4. Slice your squash in four slices lengthwise. Cut off the stem, cut it in half, and then take off a shallow slice from each curved end. Swipe on a little oil and grill it. If you don’t have a grill pan, get one because they’re ridiculously useful, or sauté it, diced into 1/2 inch pieces, in a frying pan until slightly browned. If you grilled it, grill until there are some marks on it but it’s not soggy yet, and dice it up. Stick it in the fridge to cool.
5. Using your grill pan (okay, fine, or your frying pan), grill up your peeled and washed shrimp. Crank some salt and pepper on them and turn once when they’re starting to look a little firm and pink but still have some grey streaks on them. Once turned, cook for another minute until they’re completely pink and opaque. Take them off and set them aside to cool.
Note: A good rule of thumb is to take them off a few moments before you feel like they’re ready, because they’ll continue cooking after they’ve been removed from the heat. Cut into one once they’re off to make sure they’re cooked through, if necessary.
6. Dice your shallot or red onion, chop your green onion (white and green parts, discard the roots), and dice the tomatoes.
7. In a large mixing bowl, dump your lentils, veggies, shrimp, capers, and vinegar dressing, and toss to combine. If you’re not planning to eat right away, stop here and refrigerate the salad until mealtime. It can keep for a day or so, but keep in mind that you have shrimp in there and also veggies that will get soggy. You could definitely prepare all the ingredients separately and combine them when you’re ready to eat. We’ve done that and it’s an efficient dinner solution for busy weeks.
8. Make the yogurt dressing: combine the yogurt, a generous handful each of mint and dill, juice from one lemon, and salt and pepper to taste. Use an immersion blender to smooth out the herbs. If the dressing is too thick, thin it out with a small stream of olive oil, or more lemon juice. We go for the latter since oil isn’t entirely necessary or healthy.

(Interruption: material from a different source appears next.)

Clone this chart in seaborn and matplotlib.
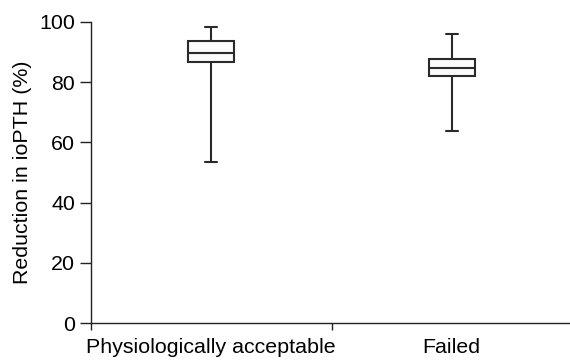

Note: If you don’t have an immersion blender, you can mince them together–pile up the mint and dill leaves in one tightly-wrapped cylinder and use tight slicing motions both from side to side and up and down until the herbs are a uniform pile of confetti, and then mix it in. An immersion blender is a great investment, though, especially if you make salads often.